I was having a conversation over lunch today which reminded me that the more I refine my practice of AEC marketing, the more it requires me to venture into subject areas that were previously thought to be outside of my purview or pay grade. Let me illustrate:
Let’s say I’m charged with charting a course that will get my firm to a determined revenue goal within a determined amount of time. Among the considerations I look at under the circumstances is how profitable we are with certain types of clients or market verticals. While gathering such information, I may learn that, for example, we tend to do civic work more profitably than healthcare. I may also learn that, within the civic realm, we are more likely to be profitable when working with client A vs. client B. I may also learn that profitability within this sector is much more dependent on which project manager/supervisor is leading the work than on type of project or the client. Each of these outcomes requires a different response.
If I know we are more profitable with civic than healthcare, my response may be to work on lowering opportunity costs for healthcare pursuits. Many of the steps that can be taken toward this end are in marketing’s wheelhouse. If I learn that we’re more profitable working for client A than client B, I can gather and share this information to help make informed decisions about who we want to pursue and how much we want to spend pursuing them. Some of this is in marketing’s wheelhouse too. If, however, I learn that the real difference is based on which employee manages the job, most of the solutions that need to be employed to address the problem are not traditionally in marketing’s “lane”. However, in my opinion, they are still marketing’s business.
Marketing has historically been an amplifier, not a creator of the firm’s “brand” – which is the cumulative perception of all the various experiences those inside and outside the firm have in their interactions with you – something we now call “human experience”. What marketing communicates becomes what potential clients/employees/project partners expect. Unless our billable colleagues can consistently deliver on what marketing promises, we set ourselves up to fail. Thus, in the age of instant, on-line ratings posted on, Glassdoor, Yelp and the like, the days of “staying in my lane” are, by necessity, over.

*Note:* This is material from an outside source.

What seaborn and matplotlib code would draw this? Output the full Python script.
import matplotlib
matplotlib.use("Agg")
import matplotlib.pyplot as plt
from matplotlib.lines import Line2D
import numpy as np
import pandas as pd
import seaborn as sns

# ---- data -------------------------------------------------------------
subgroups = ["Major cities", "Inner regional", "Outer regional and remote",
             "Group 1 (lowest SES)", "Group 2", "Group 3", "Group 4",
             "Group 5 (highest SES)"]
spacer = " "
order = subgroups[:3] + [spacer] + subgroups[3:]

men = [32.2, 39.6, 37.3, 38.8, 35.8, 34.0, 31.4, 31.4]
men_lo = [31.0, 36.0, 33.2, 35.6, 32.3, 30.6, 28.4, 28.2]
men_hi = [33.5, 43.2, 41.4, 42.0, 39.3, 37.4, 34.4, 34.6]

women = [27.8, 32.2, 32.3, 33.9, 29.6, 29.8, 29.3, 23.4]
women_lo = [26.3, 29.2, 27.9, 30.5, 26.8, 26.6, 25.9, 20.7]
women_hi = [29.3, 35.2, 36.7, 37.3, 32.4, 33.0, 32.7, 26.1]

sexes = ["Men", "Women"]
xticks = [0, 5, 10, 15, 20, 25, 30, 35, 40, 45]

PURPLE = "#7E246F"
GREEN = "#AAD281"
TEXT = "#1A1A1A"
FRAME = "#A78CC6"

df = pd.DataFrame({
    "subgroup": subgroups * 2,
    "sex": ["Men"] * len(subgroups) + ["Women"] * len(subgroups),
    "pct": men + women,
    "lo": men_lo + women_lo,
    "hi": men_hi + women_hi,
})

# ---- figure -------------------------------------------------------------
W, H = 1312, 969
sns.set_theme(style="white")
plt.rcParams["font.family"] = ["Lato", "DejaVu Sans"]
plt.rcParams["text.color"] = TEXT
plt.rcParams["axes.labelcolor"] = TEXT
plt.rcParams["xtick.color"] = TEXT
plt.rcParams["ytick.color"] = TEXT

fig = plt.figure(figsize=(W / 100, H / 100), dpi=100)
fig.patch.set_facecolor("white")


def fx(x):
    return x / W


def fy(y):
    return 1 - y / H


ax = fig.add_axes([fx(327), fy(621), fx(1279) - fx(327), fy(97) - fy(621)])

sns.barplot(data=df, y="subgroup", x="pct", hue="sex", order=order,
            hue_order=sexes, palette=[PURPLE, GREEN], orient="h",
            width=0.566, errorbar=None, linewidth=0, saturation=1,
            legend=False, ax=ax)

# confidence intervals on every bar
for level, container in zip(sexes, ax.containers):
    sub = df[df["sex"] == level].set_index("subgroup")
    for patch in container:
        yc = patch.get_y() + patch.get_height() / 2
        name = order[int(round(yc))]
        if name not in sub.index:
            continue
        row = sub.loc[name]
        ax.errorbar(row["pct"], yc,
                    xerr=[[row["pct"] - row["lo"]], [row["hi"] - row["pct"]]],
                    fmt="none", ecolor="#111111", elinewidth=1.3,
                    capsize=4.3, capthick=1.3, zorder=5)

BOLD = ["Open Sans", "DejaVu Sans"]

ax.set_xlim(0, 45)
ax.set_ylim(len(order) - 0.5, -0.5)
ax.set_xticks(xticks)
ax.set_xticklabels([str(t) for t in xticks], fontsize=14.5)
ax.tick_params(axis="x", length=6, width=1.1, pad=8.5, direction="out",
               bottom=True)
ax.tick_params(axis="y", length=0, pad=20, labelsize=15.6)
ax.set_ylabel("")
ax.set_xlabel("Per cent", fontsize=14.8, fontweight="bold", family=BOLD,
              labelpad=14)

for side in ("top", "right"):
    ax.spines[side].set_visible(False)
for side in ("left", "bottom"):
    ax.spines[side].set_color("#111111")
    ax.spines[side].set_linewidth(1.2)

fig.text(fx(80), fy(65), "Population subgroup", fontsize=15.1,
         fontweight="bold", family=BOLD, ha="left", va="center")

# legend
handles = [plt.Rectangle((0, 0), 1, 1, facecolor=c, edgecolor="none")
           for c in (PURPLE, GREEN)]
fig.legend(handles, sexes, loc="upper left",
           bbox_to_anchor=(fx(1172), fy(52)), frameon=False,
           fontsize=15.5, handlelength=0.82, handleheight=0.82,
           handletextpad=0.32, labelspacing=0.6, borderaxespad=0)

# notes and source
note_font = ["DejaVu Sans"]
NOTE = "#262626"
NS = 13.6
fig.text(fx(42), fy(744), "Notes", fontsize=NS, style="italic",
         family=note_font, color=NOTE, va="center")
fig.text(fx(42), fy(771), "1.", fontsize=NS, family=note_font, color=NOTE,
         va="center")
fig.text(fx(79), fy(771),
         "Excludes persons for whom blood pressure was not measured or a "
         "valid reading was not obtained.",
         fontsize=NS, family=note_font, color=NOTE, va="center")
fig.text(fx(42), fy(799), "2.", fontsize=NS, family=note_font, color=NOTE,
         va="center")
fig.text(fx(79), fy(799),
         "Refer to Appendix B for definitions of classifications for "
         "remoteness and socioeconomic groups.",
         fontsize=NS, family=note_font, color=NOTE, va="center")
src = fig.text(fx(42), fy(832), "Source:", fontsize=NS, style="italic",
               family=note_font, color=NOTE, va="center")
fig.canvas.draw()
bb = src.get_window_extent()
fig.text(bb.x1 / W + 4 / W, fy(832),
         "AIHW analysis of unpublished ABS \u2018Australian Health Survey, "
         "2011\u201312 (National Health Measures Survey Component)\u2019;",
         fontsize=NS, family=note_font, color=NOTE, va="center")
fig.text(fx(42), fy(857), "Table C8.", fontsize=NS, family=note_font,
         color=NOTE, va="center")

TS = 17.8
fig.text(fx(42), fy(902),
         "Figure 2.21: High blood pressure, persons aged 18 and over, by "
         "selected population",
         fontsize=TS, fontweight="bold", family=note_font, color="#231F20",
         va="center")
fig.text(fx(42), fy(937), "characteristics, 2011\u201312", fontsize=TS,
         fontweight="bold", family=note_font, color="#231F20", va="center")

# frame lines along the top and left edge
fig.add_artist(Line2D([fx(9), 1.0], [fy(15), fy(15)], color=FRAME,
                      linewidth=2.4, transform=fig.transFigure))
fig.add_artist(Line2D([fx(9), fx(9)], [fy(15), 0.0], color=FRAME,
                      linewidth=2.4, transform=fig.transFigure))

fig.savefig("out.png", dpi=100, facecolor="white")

So, how do I broach the subject when I see a marketing problem that’s not really mine to fix? I believe the correct course of action is to present the challenge to my firm leaders with enough data to demonstrate why it’s a marketing problem. I ask them to fix it and to keep me in the loop as they do. I then try to focus my marketing efforts on the areas when I know we can deliver on our promise. I also trust my firm leaders to keep me posted as they fix any problems that compromise a complete and positive customer experience.